■ Source material ■
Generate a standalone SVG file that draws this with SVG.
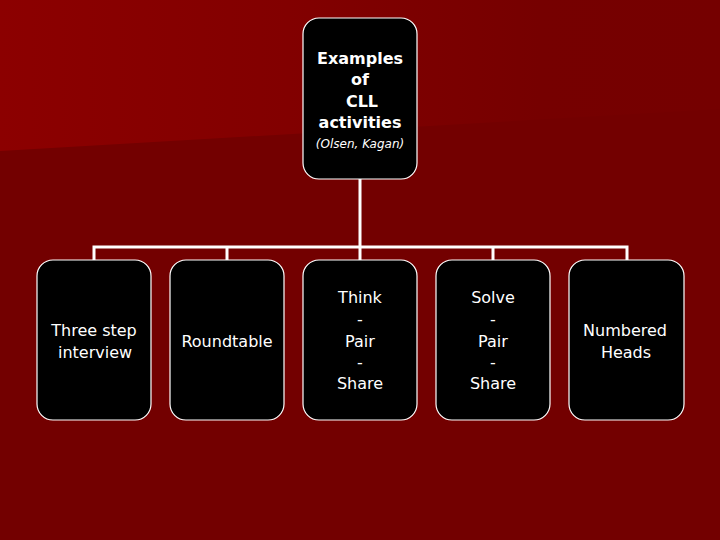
<svg xmlns="http://www.w3.org/2000/svg" width="720" height="540" viewBox="0 0 720 540">
<defs>
<linearGradient id="hl" x1="0" y1="0" x2="720" y2="0" gradientUnits="userSpaceOnUse">
<stop offset="0" stop-color="#8c0000"/>
<stop offset="0.4" stop-color="#820000"/>
<stop offset="0.75" stop-color="#760000"/>
<stop offset="1" stop-color="#750000"/>
</linearGradient>
<style>
.box{fill:#000;stroke:#fff;stroke-width:1.2}
.conn{fill:none;stroke:#fff;stroke-width:3}
.t{fill:#fff;font-family:"DejaVu Sans",Verdana,sans-serif;font-size:16px;text-anchor:middle}
.b{font-weight:bold}
.i{font-style:italic;font-size:12px}
</style>
</defs>
<rect width="720" height="540" fill="#730000"/>
<polygon points="0,0 720,0 720,109 0,151" fill="url(#hl)"/>
<g id="connectors">
<path class="conn" d="M360,179 V247 M94,260 V247 H627 V260 M227,247 V260 M360,247 V260 M493,247 V260"/>
</g>
<g id="root">
<rect class="box" x="303" y="18" width="114" height="161" rx="16"/>
<text class="t b" x="360" y="64">Examples</text>
<text class="t b" x="360" y="85">of</text>
<text class="t b" x="362" y="107">CLL</text>
<text class="t b" x="360" y="128">activities</text>
<text class="t i" x="360" y="148">(Olsen, Kagan)</text>
</g>
<g id="n1">
<rect class="box" x="37" y="260" width="114" height="160" rx="16"/>
<text class="t" x="94" y="336">Three step</text>
<text class="t" x="95" y="358">interview</text>
</g>
<g id="n2">
<rect class="box" x="170" y="260" width="114" height="160" rx="16"/>
<text class="t" x="227" y="347">Roundtable</text>
</g>
<g id="n3">
<rect class="box" x="303" y="260" width="114" height="160" rx="16"/>
<text class="t" x="360" y="303">Think</text>
<text class="t" x="360" y="325">-</text>
<text class="t" x="360" y="347">Pair</text>
<text class="t" x="360" y="368">-</text>
<text class="t" x="360" y="389">Share</text>
</g>
<g id="n4">
<rect class="box" x="436" y="260" width="114" height="160" rx="16"/>
<text class="t" x="493" y="303">Solve</text>
<text class="t" x="493" y="325">-</text>
<text class="t" x="493" y="347">Pair</text>
<text class="t" x="493" y="368">-</text>
<text class="t" x="493" y="389">Share</text>
</g>
<g id="n5">
<rect class="box" x="569" y="260" width="115" height="160" rx="16"/>
<text class="t" x="625" y="336">Numbered</text>
<text class="t" x="626" y="358">Heads</text>
</g>
</svg>
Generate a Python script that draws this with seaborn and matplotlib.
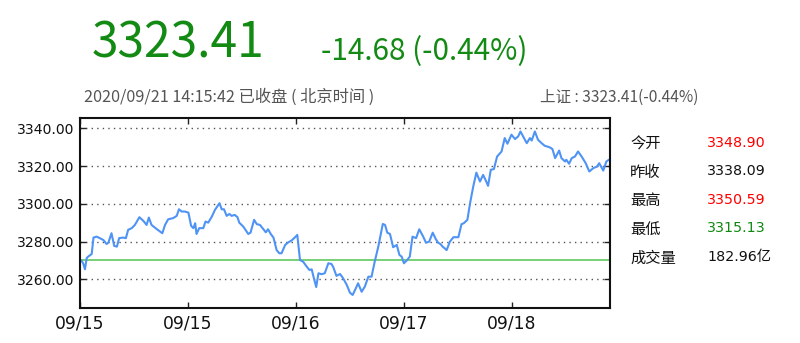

■ To be done ■
Pictures appear in the records above. Output everything except them, exactly.

■ Answer to the task ■
Generate a standalone SVG file that draws this with SVG.
<svg xmlns="http://www.w3.org/2000/svg" width="720" height="540" viewBox="0 0 720 540">
<defs>
<linearGradient id="hl" x1="0" y1="0" x2="720" y2="0" gradientUnits="userSpaceOnUse">
<stop offset="0" stop-color="#8c0000"/>
<stop offset="0.4" stop-color="#820000"/>
<stop offset="0.75" stop-color="#760000"/>
<stop offset="1" stop-color="#750000"/>
</linearGradient>
<style>
.box{fill:#000;stroke:#fff;stroke-width:1.2}
.conn{fill:none;stroke:#fff;stroke-width:3}
.t{fill:#fff;font-family:"DejaVu Sans",Verdana,sans-serif;font-size:16px;text-anchor:middle}
.b{font-weight:bold}
.i{font-style:italic;font-size:12px}
</style>
</defs>
<rect width="720" height="540" fill="#730000"/>
<polygon points="0,0 720,0 720,109 0,151" fill="url(#hl)"/>
<g id="connectors">
<path class="conn" d="M360,179 V247 M94,260 V247 H627 V260 M227,247 V260 M360,247 V260 M493,247 V260"/>
</g>
<g id="root">
<rect class="box" x="303" y="18" width="114" height="161" rx="16"/>
<text class="t b" x="360" y="64">Examples</text>
<text class="t b" x="360" y="85">of</text>
<text class="t b" x="362" y="107">CLL</text>
<text class="t b" x="360" y="128">activities</text>
<text class="t i" x="360" y="148">(Olsen, Kagan)</text>
</g>
<g id="n1">
<rect class="box" x="37" y="260" width="114" height="160" rx="16"/>
<text class="t" x="94" y="336">Three step</text>
<text class="t" x="95" y="358">interview</text>
</g>
<g id="n2">
<rect class="box" x="170" y="260" width="114" height="160" rx="16"/>
<text class="t" x="227" y="347">Roundtable</text>
</g>
<g id="n3">
<rect class="box" x="303" y="260" width="114" height="160" rx="16"/>
<text class="t" x="360" y="303">Think</text>
<text class="t" x="360" y="325">-</text>
<text class="t" x="360" y="347">Pair</text>
<text class="t" x="360" y="368">-</text>
<text class="t" x="360" y="389">Share</text>
</g>
<g id="n4">
<rect class="box" x="436" y="260" width="114" height="160" rx="16"/>
<text class="t" x="493" y="303">Solve</text>
<text class="t" x="493" y="325">-</text>
<text class="t" x="493" y="347">Pair</text>
<text class="t" x="493" y="368">-</text>
<text class="t" x="493" y="389">Share</text>
</g>
<g id="n5">
<rect class="box" x="569" y="260" width="115" height="160" rx="16"/>
<text class="t" x="625" y="336">Numbered</text>
<text class="t" x="626" y="358">Heads</text>
</g>
</svg>
Generate a Python script that draws this with seaborn and matplotlib.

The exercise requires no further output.